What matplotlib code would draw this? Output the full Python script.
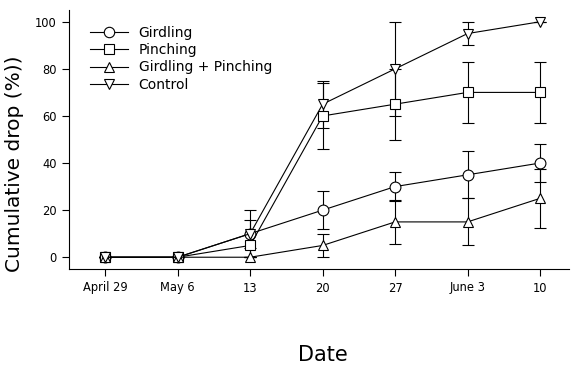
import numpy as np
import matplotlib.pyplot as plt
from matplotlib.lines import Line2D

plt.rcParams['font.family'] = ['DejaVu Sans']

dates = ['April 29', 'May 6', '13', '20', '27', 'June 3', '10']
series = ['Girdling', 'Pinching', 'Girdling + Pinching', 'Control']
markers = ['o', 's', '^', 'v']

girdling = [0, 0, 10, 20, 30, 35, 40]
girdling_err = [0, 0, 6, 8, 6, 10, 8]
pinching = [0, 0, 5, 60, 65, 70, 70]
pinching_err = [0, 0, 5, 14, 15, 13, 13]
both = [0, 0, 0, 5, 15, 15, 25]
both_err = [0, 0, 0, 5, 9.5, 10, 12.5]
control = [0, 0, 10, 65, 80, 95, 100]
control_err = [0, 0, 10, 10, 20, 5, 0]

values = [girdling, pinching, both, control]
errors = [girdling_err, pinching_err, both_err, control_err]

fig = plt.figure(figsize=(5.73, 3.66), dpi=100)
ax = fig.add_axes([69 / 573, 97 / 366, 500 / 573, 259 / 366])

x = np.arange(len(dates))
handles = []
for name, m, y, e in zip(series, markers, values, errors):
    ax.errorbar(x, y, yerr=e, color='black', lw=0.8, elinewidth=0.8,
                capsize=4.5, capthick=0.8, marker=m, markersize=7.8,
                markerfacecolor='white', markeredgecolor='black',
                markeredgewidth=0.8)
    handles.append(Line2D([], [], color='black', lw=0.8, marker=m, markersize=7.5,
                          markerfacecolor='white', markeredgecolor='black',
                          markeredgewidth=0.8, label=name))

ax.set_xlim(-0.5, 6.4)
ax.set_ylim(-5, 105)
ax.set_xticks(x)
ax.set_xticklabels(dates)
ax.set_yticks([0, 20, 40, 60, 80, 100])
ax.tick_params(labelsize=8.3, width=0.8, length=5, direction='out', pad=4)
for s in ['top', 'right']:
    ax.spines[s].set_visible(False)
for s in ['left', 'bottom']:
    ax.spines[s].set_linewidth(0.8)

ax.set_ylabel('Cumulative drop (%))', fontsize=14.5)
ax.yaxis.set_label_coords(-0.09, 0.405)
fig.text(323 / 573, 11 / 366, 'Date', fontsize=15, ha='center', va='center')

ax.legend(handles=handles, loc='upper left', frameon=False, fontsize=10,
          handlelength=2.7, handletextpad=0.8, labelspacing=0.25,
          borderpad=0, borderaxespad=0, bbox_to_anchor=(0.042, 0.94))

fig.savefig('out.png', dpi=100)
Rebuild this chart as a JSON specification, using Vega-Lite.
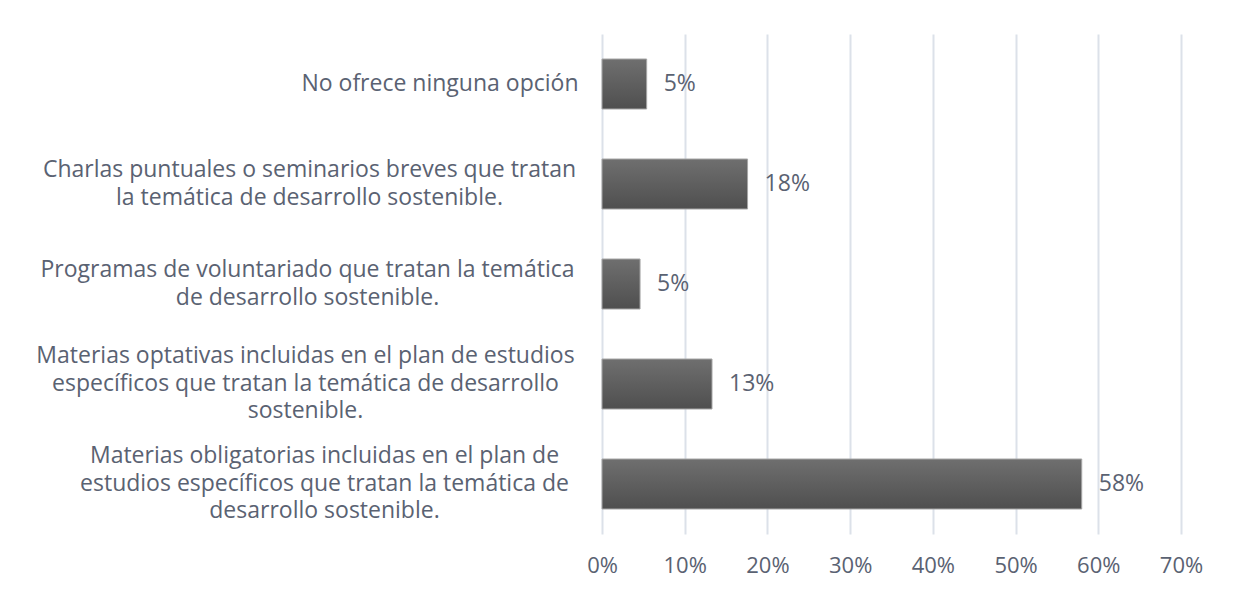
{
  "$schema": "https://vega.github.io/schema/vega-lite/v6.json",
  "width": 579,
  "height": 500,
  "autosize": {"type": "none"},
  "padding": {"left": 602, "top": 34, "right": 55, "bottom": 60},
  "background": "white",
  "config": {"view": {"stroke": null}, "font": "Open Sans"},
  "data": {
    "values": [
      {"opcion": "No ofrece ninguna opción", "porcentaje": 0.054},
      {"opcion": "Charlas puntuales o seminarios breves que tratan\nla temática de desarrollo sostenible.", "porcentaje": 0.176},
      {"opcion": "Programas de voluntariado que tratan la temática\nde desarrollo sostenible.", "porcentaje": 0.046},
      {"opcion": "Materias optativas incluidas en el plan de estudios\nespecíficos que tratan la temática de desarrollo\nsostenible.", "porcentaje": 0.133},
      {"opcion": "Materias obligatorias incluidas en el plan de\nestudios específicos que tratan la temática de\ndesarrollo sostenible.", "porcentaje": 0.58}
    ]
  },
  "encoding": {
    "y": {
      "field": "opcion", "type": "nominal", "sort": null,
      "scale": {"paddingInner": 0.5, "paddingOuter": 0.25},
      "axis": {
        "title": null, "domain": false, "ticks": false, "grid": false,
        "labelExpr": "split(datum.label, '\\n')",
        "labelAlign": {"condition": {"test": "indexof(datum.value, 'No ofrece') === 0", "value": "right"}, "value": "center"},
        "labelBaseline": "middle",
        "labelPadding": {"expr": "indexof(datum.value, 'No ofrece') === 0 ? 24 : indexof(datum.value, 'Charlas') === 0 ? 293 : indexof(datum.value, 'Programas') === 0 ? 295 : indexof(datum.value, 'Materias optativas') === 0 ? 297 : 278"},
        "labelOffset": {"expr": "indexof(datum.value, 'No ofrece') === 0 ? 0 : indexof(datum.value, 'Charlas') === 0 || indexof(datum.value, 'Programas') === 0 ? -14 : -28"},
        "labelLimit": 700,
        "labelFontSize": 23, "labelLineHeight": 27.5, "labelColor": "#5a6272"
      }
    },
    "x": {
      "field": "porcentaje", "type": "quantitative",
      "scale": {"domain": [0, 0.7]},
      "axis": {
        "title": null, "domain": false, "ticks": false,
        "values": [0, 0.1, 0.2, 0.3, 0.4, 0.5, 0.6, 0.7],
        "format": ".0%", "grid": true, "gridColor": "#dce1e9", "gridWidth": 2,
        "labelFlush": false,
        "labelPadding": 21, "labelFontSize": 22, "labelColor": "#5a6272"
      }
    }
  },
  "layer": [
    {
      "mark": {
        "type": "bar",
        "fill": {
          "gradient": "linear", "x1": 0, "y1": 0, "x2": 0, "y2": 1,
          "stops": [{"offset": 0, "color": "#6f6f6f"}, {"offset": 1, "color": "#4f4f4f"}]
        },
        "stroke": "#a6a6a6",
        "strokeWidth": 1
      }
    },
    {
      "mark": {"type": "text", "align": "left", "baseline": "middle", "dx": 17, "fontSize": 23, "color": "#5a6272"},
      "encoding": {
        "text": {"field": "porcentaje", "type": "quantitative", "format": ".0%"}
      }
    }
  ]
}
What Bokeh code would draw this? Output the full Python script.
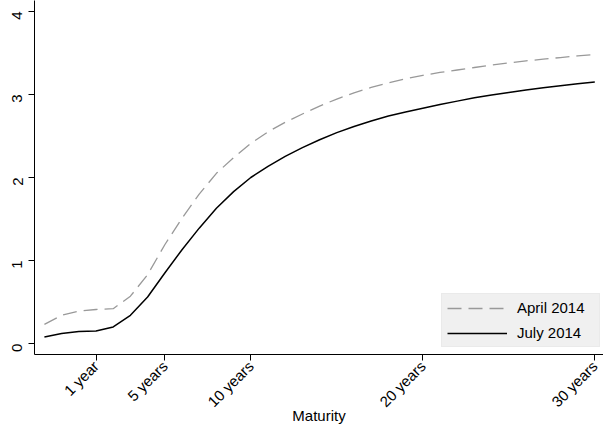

########################################

WHAT YOU NEED TO DO
Without the pictures, write out every entry precisely as it appears.

WRITTEN RESPONSE
What matplotlib code would draw this? Output the full Python script.
import numpy as np
import matplotlib.pyplot as plt
from matplotlib.lines import Line2D

plt.rcParams['font.family'] = ['DejaVu Sans']

dates = ['April 29', 'May 6', '13', '20', '27', 'June 3', '10']
series = ['Girdling', 'Pinching', 'Girdling + Pinching', 'Control']
markers = ['o', 's', '^', 'v']

girdling = [0, 0, 10, 20, 30, 35, 40]
girdling_err = [0, 0, 6, 8, 6, 10, 8]
pinching = [0, 0, 5, 60, 65, 70, 70]
pinching_err = [0, 0, 5, 14, 15, 13, 13]
both = [0, 0, 0, 5, 15, 15, 25]
both_err = [0, 0, 0, 5, 9.5, 10, 12.5]
control = [0, 0, 10, 65, 80, 95, 100]
control_err = [0, 0, 10, 10, 20, 5, 0]

values = [girdling, pinching, both, control]
errors = [girdling_err, pinching_err, both_err, control_err]

fig = plt.figure(figsize=(5.73, 3.66), dpi=100)
ax = fig.add_axes([69 / 573, 97 / 366, 500 / 573, 259 / 366])

x = np.arange(len(dates))
handles = []
for name, m, y, e in zip(series, markers, values, errors):
    ax.errorbar(x, y, yerr=e, color='black', lw=0.8, elinewidth=0.8,
                capsize=4.5, capthick=0.8, marker=m, markersize=7.8,
                markerfacecolor='white', markeredgecolor='black',
                markeredgewidth=0.8)
    handles.append(Line2D([], [], color='black', lw=0.8, marker=m, markersize=7.5,
                          markerfacecolor='white', markeredgecolor='black',
                          markeredgewidth=0.8, label=name))

ax.set_xlim(-0.5, 6.4)
ax.set_ylim(-5, 105)
ax.set_xticks(x)
ax.set_xticklabels(dates)
ax.set_yticks([0, 20, 40, 60, 80, 100])
ax.tick_params(labelsize=8.3, width=0.8, length=5, direction='out', pad=4)
for s in ['top', 'right']:
    ax.spines[s].set_visible(False)
for s in ['left', 'bottom']:
    ax.spines[s].set_linewidth(0.8)

ax.set_ylabel('Cumulative drop (%))', fontsize=14.5)
ax.yaxis.set_label_coords(-0.09, 0.405)
fig.text(323 / 573, 11 / 366, 'Date', fontsize=15, ha='center', va='center')

ax.legend(handles=handles, loc='upper left', frameon=False, fontsize=10,
          handlelength=2.7, handletextpad=0.8, labelspacing=0.25,
          borderpad=0, borderaxespad=0, bbox_to_anchor=(0.042, 0.94))

fig.savefig('out.png', dpi=100)
Rebuild this chart as a JSON specification, using Vega-Lite.
{
  "$schema": "https://vega.github.io/schema/vega-lite/v6.json",
  "width": 579,
  "height": 500,
  "autosize": {"type": "none"},
  "padding": {"left": 602, "top": 34, "right": 55, "bottom": 60},
  "background": "white",
  "config": {"view": {"stroke": null}, "font": "Open Sans"},
  "data": {
    "values": [
      {"opcion": "No ofrece ninguna opción", "porcentaje": 0.054},
      {"opcion": "Charlas puntuales o seminarios breves que tratan\nla temática de desarrollo sostenible.", "porcentaje": 0.176},
      {"opcion": "Programas de voluntariado que tratan la temática\nde desarrollo sostenible.", "porcentaje": 0.046},
      {"opcion": "Materias optativas incluidas en el plan de estudios\nespecíficos que tratan la temática de desarrollo\nsostenible.", "porcentaje": 0.133},
      {"opcion": "Materias obligatorias incluidas en el plan de\nestudios específicos que tratan la temática de\ndesarrollo sostenible.", "porcentaje": 0.58}
    ]
  },
  "encoding": {
    "y": {
      "field": "opcion", "type": "nominal", "sort": null,
      "scale": {"paddingInner": 0.5, "paddingOuter": 0.25},
      "axis": {
        "title": null, "domain": false, "ticks": false, "grid": false,
        "labelExpr": "split(datum.label, '\\n')",
        "labelAlign": {"condition": {"test": "indexof(datum.value, 'No ofrece') === 0", "value": "right"}, "value": "center"},
        "labelBaseline": "middle",
        "labelPadding": {"expr": "indexof(datum.value, 'No ofrece') === 0 ? 24 : indexof(datum.value, 'Charlas') === 0 ? 293 : indexof(datum.value, 'Programas') === 0 ? 295 : indexof(datum.value, 'Materias optativas') === 0 ? 297 : 278"},
        "labelOffset": {"expr": "indexof(datum.value, 'No ofrece') === 0 ? 0 : indexof(datum.value, 'Charlas') === 0 || indexof(datum.value, 'Programas') === 0 ? -14 : -28"},
        "labelLimit": 700,
        "labelFontSize": 23, "labelLineHeight": 27.5, "labelColor": "#5a6272"
      }
    },
    "x": {
      "field": "porcentaje", "type": "quantitative",
      "scale": {"domain": [0, 0.7]},
      "axis": {
        "title": null, "domain": false, "ticks": false,
        "values": [0, 0.1, 0.2, 0.3, 0.4, 0.5, 0.6, 0.7],
        "format": ".0%", "grid": true, "gridColor": "#dce1e9", "gridWidth": 2,
        "labelFlush": false,
        "labelPadding": 21, "labelFontSize": 22, "labelColor": "#5a6272"
      }
    }
  },
  "layer": [
    {
      "mark": {
        "type": "bar",
        "fill": {
          "gradient": "linear", "x1": 0, "y1": 0, "x2": 0, "y2": 1,
          "stops": [{"offset": 0, "color": "#6f6f6f"}, {"offset": 1, "color": "#4f4f4f"}]
        },
        "stroke": "#a6a6a6",
        "strokeWidth": 1
      }
    },
    {
      "mark": {"type": "text", "align": "left", "baseline": "middle", "dx": 17, "fontSize": 23, "color": "#5a6272"},
      "encoding": {
        "text": {"field": "porcentaje", "type": "quantitative", "format": ".0%"}
      }
    }
  ]
}
What Bokeh code would draw this? Output the full Python script.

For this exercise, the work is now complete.